I get as many letters about the state of lavatories in restaurants as I do about the food, with complaints about cleanliness, darkness (what were you looking for?), cubicles blocked by fornicating couples, and, most recently, unisex loos, which women seem to mind a great deal. Perhaps I should start hanging around toilets on your behalf.
In case you’re wondering, I didn’t actually go to the loo at Awana, a Malaysian restaurant on Sloane Avenue. Malay food is the least travelled of the holiday-destination Far Eastern cuisines, and one of the most interesting — certainly more varied, accomplished and sophisticated than the ubiquitous Thai.
The room is a generic vernacular of international orientalism. There is a bank of silent TV screens showing Malay tourist videos. The bill has “Visit Malaysia 2007” printed on it, which gives the place a corporately hospitable feel. The staff wear little westernised bits of national costume. The whole place feels like an airline’s first-class lounge. The Blonde and I were the only customers who had a permanent address in London. That’s not a complaint. A happy group of Irish middle managers out on a get-to-know-you conference jolly is preferable to a strop of Sloane Street shoppers.
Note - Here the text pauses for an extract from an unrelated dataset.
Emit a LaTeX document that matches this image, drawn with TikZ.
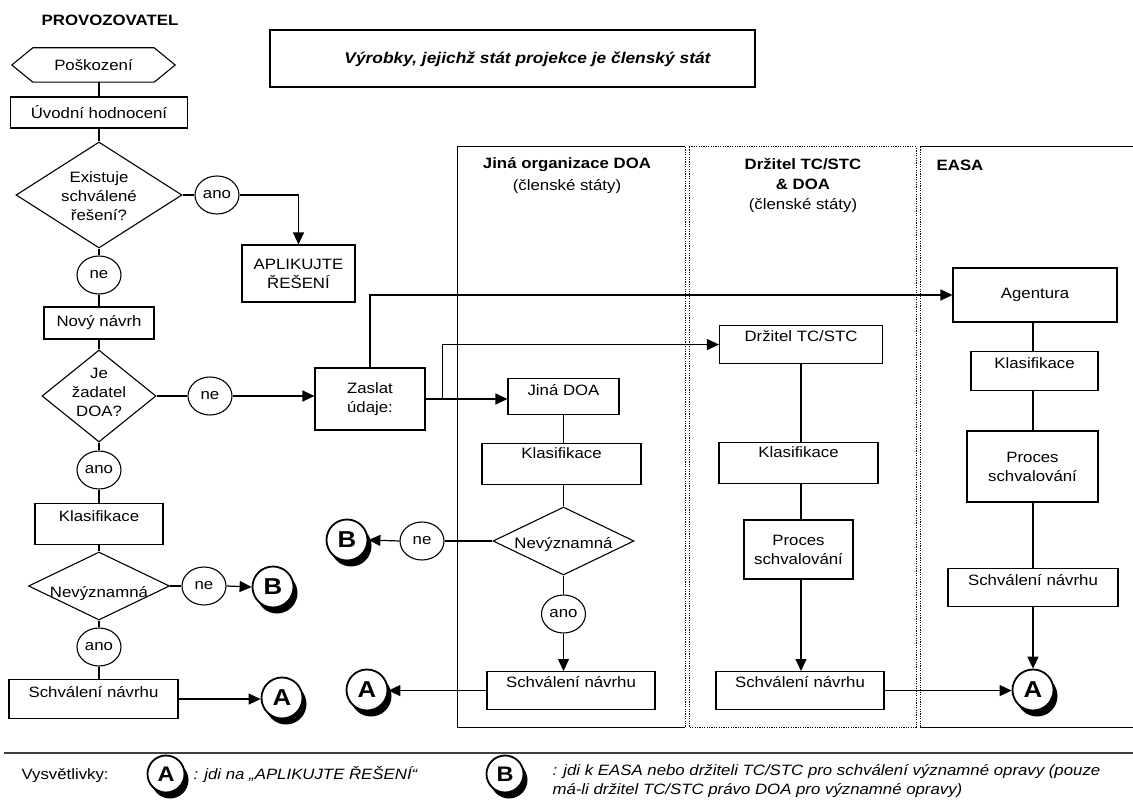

The waitress ordered for us. We opened with chicken and lamb satay. Satay must be one of the best starters ever invented. These were hot, tender and dewy. What more could you ask of meat on a stick? There were also some very good folded roti with a bit of a dip. Malay food is all sticky, dippy stuff: sweet, sour, savoury, hot, coconut. Next, we had an excellent beef rendang, which always has that furry texture, as if the beef has been prepared with a currycomb. A chicken sambal stir fry was okay, but too polite. My only real cavil with this kitchen is that it’s a bit refined, a bit “Malay for beginners”.
Best was last. Puddings were a roti tissue — sweet, thin fried bread — with a chocolate dip and durian ice cream. Durian is one of my touchstone ingredients. I know that when I can eat one with unconditional pleasure, I’ll have a truly international palate. The durian spreads its large seeds by fooling carrion-eaters that, despite appearances, it is, in fact, dead meat. It has been described (by me, I think) as like fruit-bat pee with the texture of dead babies. The smell is more gaggingly putrified than the flavour. You’re not allowed to transport durians on aeroplanes, because they have to throw the plane away afterwards.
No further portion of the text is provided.